Monday, August 21, 2017

Eclipse

Listen while you read:  Pink Floyd

All that you touch
And all that you see
All that you taste
All you feel
And all that you love
And all that you hate
All you distrust
All you save
And all that you give
And all that you deal
And all that you buy
Beg, borrow, or steal
And all you create
And all you destroy
And all that you do
And all that you say
And all that you eat
And everyone you meet
And all that you slight
And everyone you fight
And all that is now
And all that is gone
And all that's to come
And everything under the sun is in tune
But the sun is eclipsed by the moon

(There is no dark side of the moon, really. 
Matter of fact, it's all dark)

~  Roger Waters (Pink Floyd)

As you already know, this is the closing track on Pink Floyd's eminent Dark Side of the Moon from 44 years ago. Forty-four years! The working title for the album was Eclipse: A Piece for Assorted Lunatics. Well, I guess all of us assorted lunatics have kept this treasure in our heads and hearts for nearly five decades now, so that tells you something. Roger Waters said of his masterpiece, "I don't see it as a riddle. The album uses the sun and the moon as symbols: the light and the dark, the good and the bad, the life force as opposed to the death force." We have always known that this life is a constant struggle between good and evil. And, like a Harry Potter novel, there are times when evil seems to be winning the war. Fueled by a power akin to the sun's, evil threatens to obliterate humanity. But the sun is eclipsed by the moon. The tiny moon. The moon is us. Or are we the sun?

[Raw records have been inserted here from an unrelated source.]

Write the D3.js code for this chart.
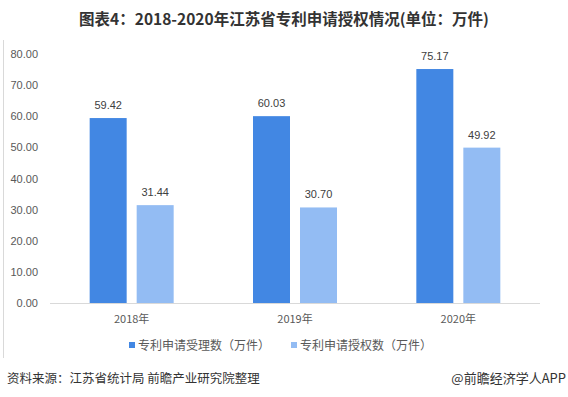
<!DOCTYPE html>
<html>
<head>
<meta charset="utf-8">
<script src="https://cdn.jsdelivr.net/npm/d3@7"></script>
<style>
  body { margin: 0; background: #fff; }
  svg { font-family: "Noto Sans CJK SC", "Liberation Sans", sans-serif; }
</style>
</head>
<body>
<svg width="568" height="397"></svg>
<script>
const years = ["2018年", "2019年", "2020年"];
const seriesNames = ["专利申请受理数（万件）", "专利申请授权数（万件）"];
const accepted = [59.42, 60.03, 75.17];
const granted = [31.44, 30.70, 49.92];
const yTicks = [0, 10, 20, 30, 40, 50, 60, 70, 80];

const colors = ["#4287e3", "#93bcf3"];
const svg = d3.select("svg");

// title, sized to span roughly x 78..490 like the reference
const title = svg.append("text")
    .attr("x", 284).attr("y", 25)
    .attr("text-anchor", "middle")
    .attr("font-size", 15).attr("font-weight", "bold")
    .attr("fill", "#333")
    .text("图表4：2018-2020年江苏省专利申请授权情况(单位：万件)");
const tw = title.node().getComputedTextLength();
title.attr("font-size", Math.min(17, 15 * 410 / tw));

// left frame line
svg.append("line")
    .attr("x1", 3.5).attr("x2", 3.5).attr("y1", 40).attr("y2", 358)
    .attr("stroke", "#d9d9d9");

const x = d3.scaleBand().domain(years).range([50, 540]);
const y = d3.scaleLinear().domain([0, 80]).range([303, 54]);

// y labels
svg.append("g").selectAll("text")
    .data(yTicks)
    .join("text")
    .attr("x", 38).attr("y", d => y(d) + 4)
    .attr("text-anchor", "end")
    .attr("font-size", 11).attr("fill", "#595959")
    .attr("font-family", "Liberation Sans, sans-serif")
    .text(d => d.toFixed(2));

// baseline
svg.append("line")
    .attr("x1", 50).attr("x2", 540)
    .attr("y1", y(0) + 0.5).attr("y2", y(0) + 0.5)
    .attr("stroke", "#d9d9d9");

const barW = 37, gap = 10;
const data = years.map((yr, i) => [
  { yr, k: 0, v: accepted[i] },
  { yr, k: 1, v: granted[i] }
]).flat();

const barX = d => x(d.yr) + x.bandwidth() / 2 + (d.k === 0 ? -gap / 2 - barW : gap / 2);

svg.append("g").selectAll("rect")
    .data(data)
    .join("rect")
    .attr("x", barX)
    .attr("y", d => y(d.v))
    .attr("width", barW)
    .attr("height", d => y(0) - y(d.v))
    .attr("fill", d => colors[d.k]);

svg.append("g").selectAll("text")
    .data(data)
    .join("text")
    .attr("x", d => barX(d) + barW / 2)
    .attr("y", d => y(d.v) - 9)
    .attr("text-anchor", "middle")
    .attr("font-size", 11).attr("fill", "#404040")
    .attr("font-family", "Liberation Sans, sans-serif")
    .text(d => d.v.toFixed(2));

// category labels
svg.append("g").selectAll("text")
    .data(years)
    .join("text")
    .attr("x", d => x(d) + x.bandwidth() / 2)
    .attr("y", 323)
    .attr("text-anchor", "middle")
    .attr("font-size", 11).attr("fill", "#595959")
    .text(d => d);

// legend
const legendX = [129, 291];
const lg = svg.append("g").selectAll("g")
    .data(seriesNames)
    .join("g")
    .attr("transform", (d, i) => `translate(${legendX[i]},345)`);
lg.append("rect")
    .attr("x", 0).attr("y", -3).attr("width", 6).attr("height", 6)
    .attr("fill", (d, i) => colors[i]);
lg.append("text")
    .attr("x", 9).attr("y", 4.5)
    .attr("font-size", 12).attr("fill", "#595959")
    .text(d => d);

// footer
svg.append("text")
    .attr("x", 7).attr("y", 383)
    .attr("font-size", 12.5).attr("fill", "#333")
    .text("资料来源：江苏省统计局 前瞻产业研究院整理");
svg.append("text")
    .attr("x", 566).attr("y", 383)
    .attr("text-anchor", "end")
    .attr("font-size", 13).attr("fill", "#333")
    .text("@前瞻经济学人APP");
</script>
</body>
</html>
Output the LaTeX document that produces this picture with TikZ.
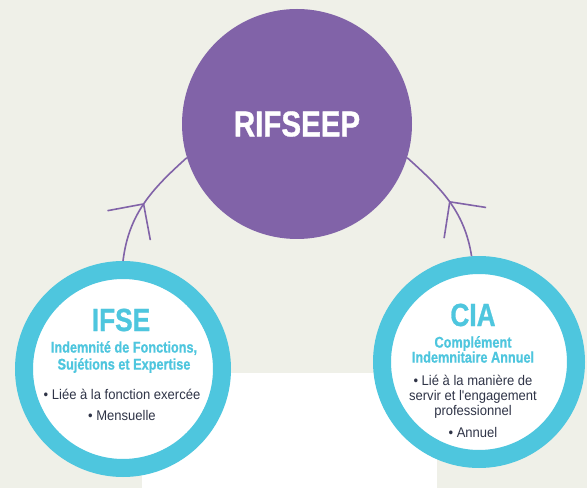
\documentclass[tikz,border=0pt]{standalone}
\usepackage{fontspec}
\newfontfamily\condbold[FakeStretch=0.82, FakeBold=0.8]{Liberation Sans Bold}
\newfontfamily\condreg[FakeStretch=0.93]{Liberation Sans}
\usepackage{tikz}
\usetikzlibrary{positioning, arrows.meta, decorations.markings}

\definecolor{bgcol}{HTML}{EFF0E8}
\definecolor{rifcol}{HTML}{8163A8}
\definecolor{ringcol}{HTML}{4EC6DE}
\definecolor{bodycol}{HTML}{2F3447}

\tikzset{
  ring/.style={circle, draw=ringcol, fill=white, line width=18pt},
  titletext/.style={text=ringcol, font=\condbold\fontsize{32}{34}\selectfont},
  subtext/.style={text=ringcol, align=center, font=\condbold\fontsize{15.5}{17}\selectfont},
  bodytext/.style={text=bodycol, align=center, font=\condreg\fontsize{14}{15}\selectfont},
  conn/.style={rifcol, line width=1.6pt, postaction={decorate},
    decoration={markings, mark=at position #1 with {\arrow{Straight Barb[length=26pt,width=52pt,line width=1.6pt]}}}}
}

\begin{document}
\begin{tikzpicture}[x=1pt, y=1pt]
  \path[use as bounding box] (0,0) rectangle (587,488);
  \fill[bgcol] (0,0) rectangle (587,488);
  \fill[white] (142,0) rectangle (437,115);

  \node[circle, fill=rifcol, minimum size=230pt, inner sep=0pt] (rif) at (297,364) {};
  \node[ring, minimum size=198pt] (ifse) at (123,119) {};
  \node[ring, minimum size=194pt] (cia) at (479,126) {};

  \draw[conn=0.5] (ifse.north) to[out=83, in=222] (rif.197);
  \draw[conn=0.5] (cia.94) to[out=99, in=-42] (rif.-17);

  \node[text=white, font=\condbold\fontsize{36}{38}\selectfont] (riftitle) at (rif.center) {RIFSEEP};

  \node[titletext] (ifsetitle) at (121,168) {IFSE};
  \node[subtext] (ifsesub) at (124,131) {Indemnité de Fonctions,\\Sujétions et Expertise};
  \node[bodytext] (ifsebody) at (122,83.5) {• Liée à la fonction exercée\\[6pt]• Mensuelle};

  \node[titletext] (ciatitle) at (473,173) {CIA};
  \node[subtext, font=\condbold\fontsize{15.5}{15}\selectfont] (ciasub) at (473,138.5) {Complément\\Indemnitaire Annuel};
  \node[bodytext] (ciabody) at (473,82) {• Lié à la manière de\\servir et l'engagement\\professionnel\\[7pt]• Annuel};
\end{tikzpicture}
\end{document}
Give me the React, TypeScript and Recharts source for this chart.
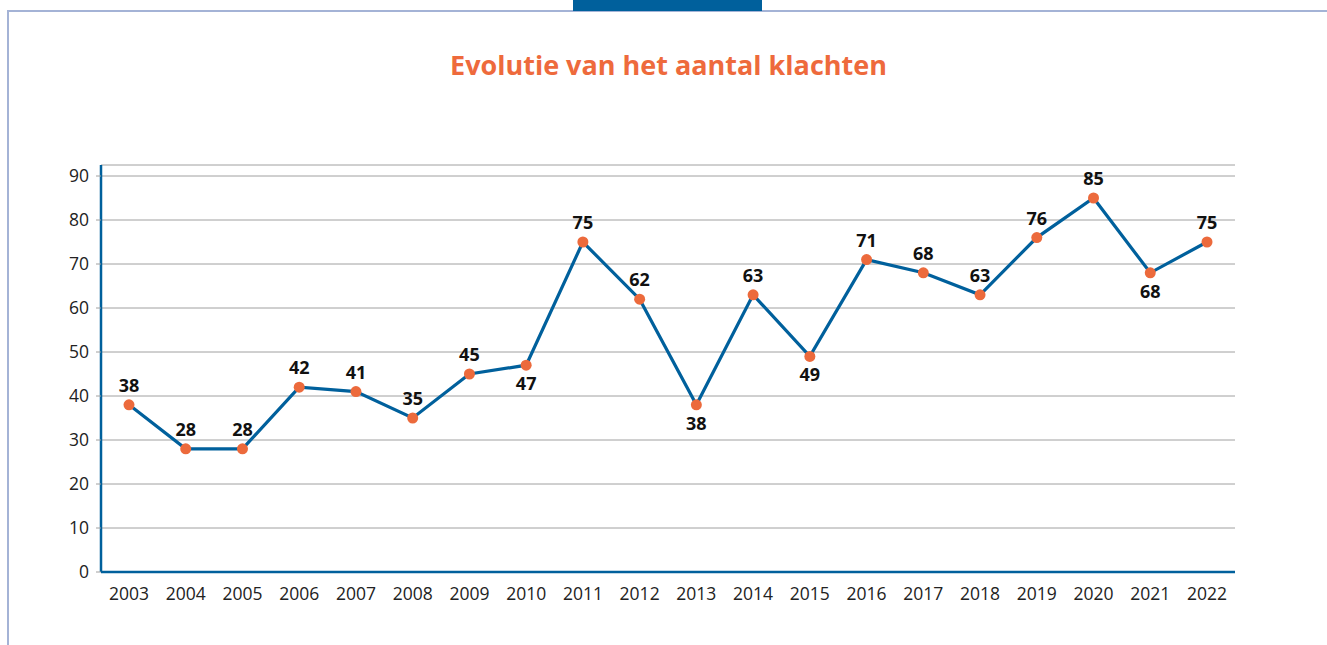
import React from "react";
import {
  LineChart,
  Line,
  XAxis,
  YAxis,
  CartesianGrid,
  LabelList,
} from "recharts";

const years = [
  "2003", "2004", "2005", "2006", "2007", "2008", "2009", "2010", "2011", "2012",
  "2013", "2014", "2015", "2016", "2017", "2018", "2019", "2020", "2021", "2022",
];
const complaints = [38, 28, 28, 42, 41, 35, 45, 47, 75, 62, 38, 63, 49, 71, 68, 63, 76, 85, 68, 75];
const yTicks = [0, 10, 20, 30, 40, 50, 60, 70, 80, 90];
// years whose value label sits under the point
const labelBelow = ["2010", "2013", "2015", "2021"];

const chartData = years.map((year, i) => ({ year, value: complaints[i] }));

const FONT = "'Open Sans', sans-serif";

const ValueLabel = (props: any) => {
  const { x, y, value, index } = props;
  const below = labelBelow.includes(years[index]);
  return (
    <text
      x={x}
      y={below ? y + 25 : y - 13}
      textAnchor="middle"
      fontFamily={FONT}
      fontWeight={700}
      fontSize={18}
      fill="#111"
    >
      {value}
    </text>
  );
};

const App = () => {
  return (
    <div style={{ position: "absolute", left: 0, top: 0, width: 1327, height: 645, background: "#fff" }}>
      <div style={{ position: "absolute", left: 8, top: 10, width: 1319, height: 2, background: "#a4b3d6" }} />
      <div style={{ position: "absolute", left: 7, top: 10, width: 2, height: 635, background: "#a4b3d6" }} />
      <div style={{ position: "absolute", left: 573, top: 0, width: 189, height: 11, background: "#00609c" }} />
      <div
        style={{
          position: "absolute",
          left: 0,
          width: 1337,
          top: 46,
          textAlign: "center",
          fontFamily: FONT,
          fontWeight: 700,
          fontSize: 27,
          color: "#ee6a3c",
        }}
      >
        Evolutie van het aantal klachten
      </div>
      <div style={{ position: "absolute", left: 0, top: 0 }}>
        <LineChart
          width={1327}
          height={645}
          data={chartData}
          margin={{ top: 165, right: 92, bottom: 43, left: 41 }}
        >
          <CartesianGrid vertical={false} stroke="#a0a0a0" strokeWidth={1} />
          <XAxis
            dataKey="year"
            height={30}
            padding={{ left: 28, right: 28 }}
            axisLine={{ stroke: "#00609c", strokeWidth: 2.5 }}
            tickLine={false}
            tick={{ fontFamily: FONT, fontSize: 17.5, fill: "#222" }}
            tickMargin={10}
            interval={0}
          />
          <YAxis
            width={60}
            domain={[0, 92.5]}
            ticks={yTicks}
            axisLine={{ stroke: "#00609c", strokeWidth: 2.5 }}
            tickLine={{ stroke: "#a0a0a0" }}
            tickSize={5}
            tick={{ fontFamily: FONT, fontSize: 17.5, fill: "#222" }}
            tickMargin={7}
          />
          <Line
            type="linear"
            dataKey="value"
            stroke="#00609c"
            strokeWidth={3.2}
            dot={{ r: 5.5, fill: "#ec6a3c", stroke: "#ec6a3c", strokeWidth: 0 }}
            activeDot={false}
            isAnimationActive={false}
          >
            <LabelList dataKey="value" content={<ValueLabel />} />
          </Line>
        </LineChart>
      </div>
    </div>
  );
};

export default App;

By the time you read this, it is likely that the total eclipse will have already happened. I will not be able to collect my thoughts about viewing this spectacular event in time for this post, so please tune in tomorrow for that. But there are things to say in regard to the thing that is about to happen, and I will turn to Annie Dillard's well-known work of literary art, "Total Eclipse," which can be found in her 1982 collection of essays, Teaching a Stone to Talk.

Experiencing the total eclipse in Yakima, Washington, in February 1979, Dillard refers to the "shadow cone of the moon" which comes rushing at the earth one second before the sun goes out. This wave travels 1,800 miles an hour and is 195 miles wide. It is not uncommon for those watching this sudden and terrifyingly dark shadow roll over them to scream, as if screaming would protect them from certain annihilation.

"This was the universe about which we have read so much and never before felt: the universe as a clockwork of loose spheres flung at stupefying, unauthorized speeds. How could anything moving so fast not crash, not veer from its orbit amok like a car out of control on a turn?" asks Dillard.

And then, minutes later, the sun re-emerges, the shadow cone of the moon speeds away, and the world, still full of good and evil, seems as secure and as fragile as it ever has. "We blinked in the light. It was as though an enormous, loping god in the sky had reached down and slapped the earth's face."

We needed that.

The voice at the end of the track is that of Gerry O'Driscoll, the doorman at Abbey Road, where the album was recorded. Asked what he thought the dark side of the moon was, he replied, "There is no dark side of the moon, really. Matter of fact, it's all dark." So symbolically, are we the moon? Or is it possible that we possess the power and light of the sun to emerge from this darkness and shine?